TASK TO CARRY OUT: Output all the data exactly. Pictures do not belong in the copy.

SOURCE MATERIAL:

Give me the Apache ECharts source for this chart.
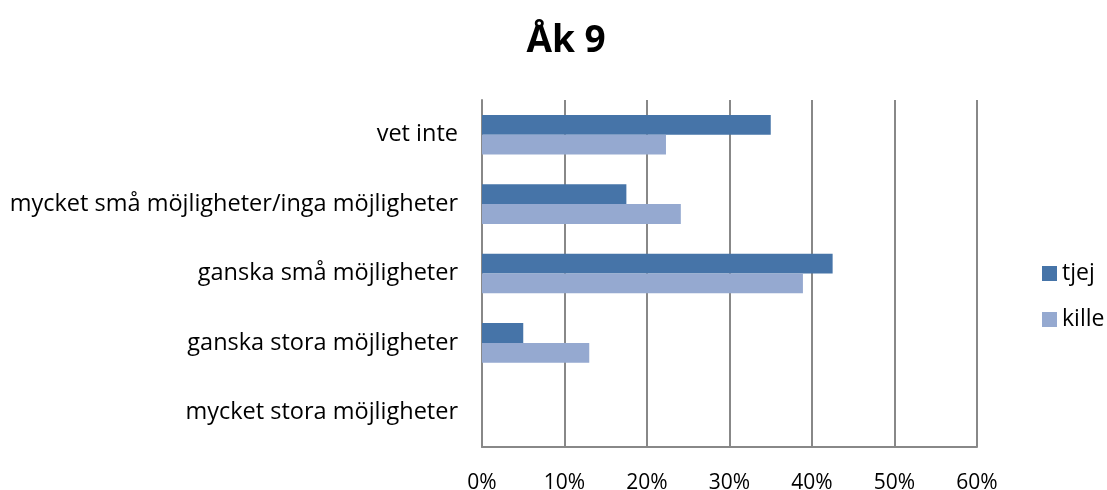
<!DOCTYPE html>
<html><head><meta charset="utf-8">
<script src="https://cdn.jsdelivr.net/npm/echarts@6/dist/echarts.min.js"></script>
<style>html,body{margin:0;padding:0;background:#fff}#c{width:1107px;height:490px}</style>
</head><body><div id="c"></div>
<script>
const categories = ["vet inte", "mycket små möjligheter/inga möjligheter", "ganska små möjligheter", "ganska stora möjligheter", "mycket stora möjligheter"];
const tjej = [35.0, 17.5, 42.5, 5.0, 0];
const kille = [22.3, 24.1, 38.9, 13.0, 0];
const xTicks = [0, 10, 20, 30, 40, 50, 60];
const FONT = "Open Sans";
const chart = echarts.init(document.getElementById('c'));
chart.setOption({
  animation: false,
  textStyle: { fontFamily: FONT },
  title: { text: "Åk 9", left: 561, top: 18, textAlign: 'center',
    textStyle: { fontFamily: FONT, fontSize: 37, fontWeight: 'bold', color: '#000' } },
  legend: { orient: 'vertical', left: 1037, top: 257, itemGap: 23, itemWidth: 15, itemHeight: 15,
    icon: 'rect', textStyle: { fontFamily: FONT, fontSize: 23, color: '#000' },
    data: ['tjej', 'kille'] },
  grid: { left: 482, right: 130, top: 100, bottom: 43, containLabel: false, outerBoundsMode: 'none' },
  xAxis: { type: 'value', min: xTicks[0], max: xTicks[xTicks.length - 1], interval: 10,
    axisLine: { show: true, lineStyle: { color: '#888', width: 2 } },
    axisTick: { show: false },
    splitLine: { show: true, lineStyle: { color: '#888', width: 2 } },
    axisLabel: { formatter: v => v + '%', fontSize: 21, color: '#000', margin: 26 } },
  yAxis: { type: 'category', inverse: true, data: categories,
    axisLine: { show: true, lineStyle: { color: '#888', width: 2 } },
    axisTick: { show: false },
    axisLabel: { fontSize: 23.5, color: '#000', margin: 24 } },
  series: [
    { name: 'tjej', type: 'bar', data: tjej, barGap: '0%', barCategoryGap: '43%',
      itemStyle: { color: '#4674A8' } },
    { name: 'kille', type: 'bar', data: kille, barGap: '0%', barCategoryGap: '43%',
      itemStyle: { color: '#95A9D0' } }
  ]
});
</script></body></html>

ANSWER BELOW:
Give me the Apache ECharts source for this chart.
<!DOCTYPE html>
<html><head><meta charset="utf-8">
<script src="https://cdn.jsdelivr.net/npm/echarts@6/dist/echarts.min.js"></script>
<style>html,body{margin:0;padding:0;background:#fff}#c{width:1107px;height:490px}</style>
</head><body><div id="c"></div>
<script>
const categories = ["vet inte", "mycket små möjligheter/inga möjligheter", "ganska små möjligheter", "ganska stora möjligheter", "mycket stora möjligheter"];
const tjej = [35.0, 17.5, 42.5, 5.0, 0];
const kille = [22.3, 24.1, 38.9, 13.0, 0];
const xTicks = [0, 10, 20, 30, 40, 50, 60];
const FONT = "Open Sans";
const chart = echarts.init(document.getElementById('c'));
chart.setOption({
  animation: false,
  textStyle: { fontFamily: FONT },
  title: { text: "Åk 9", left: 561, top: 18, textAlign: 'center',
    textStyle: { fontFamily: FONT, fontSize: 37, fontWeight: 'bold', color: '#000' } },
  legend: { orient: 'vertical', left: 1037, top: 257, itemGap: 23, itemWidth: 15, itemHeight: 15,
    icon: 'rect', textStyle: { fontFamily: FONT, fontSize: 23, color: '#000' },
    data: ['tjej', 'kille'] },
  grid: { left: 482, right: 130, top: 100, bottom: 43, containLabel: false, outerBoundsMode: 'none' },
  xAxis: { type: 'value', min: xTicks[0], max: xTicks[xTicks.length - 1], interval: 10,
    axisLine: { show: true, lineStyle: { color: '#888', width: 2 } },
    axisTick: { show: false },
    splitLine: { show: true, lineStyle: { color: '#888', width: 2 } },
    axisLabel: { formatter: v => v + '%', fontSize: 21, color: '#000', margin: 26 } },
  yAxis: { type: 'category', inverse: true, data: categories,
    axisLine: { show: true, lineStyle: { color: '#888', width: 2 } },
    axisTick: { show: false },
    axisLabel: { fontSize: 23.5, color: '#000', margin: 24 } },
  series: [
    { name: 'tjej', type: 'bar', data: tjej, barGap: '0%', barCategoryGap: '43%',
      itemStyle: { color: '#4674A8' } },
    { name: 'kille', type: 'bar', data: kille, barGap: '0%', barCategoryGap: '43%',
      itemStyle: { color: '#95A9D0' } }
  ]
});
</script></body></html>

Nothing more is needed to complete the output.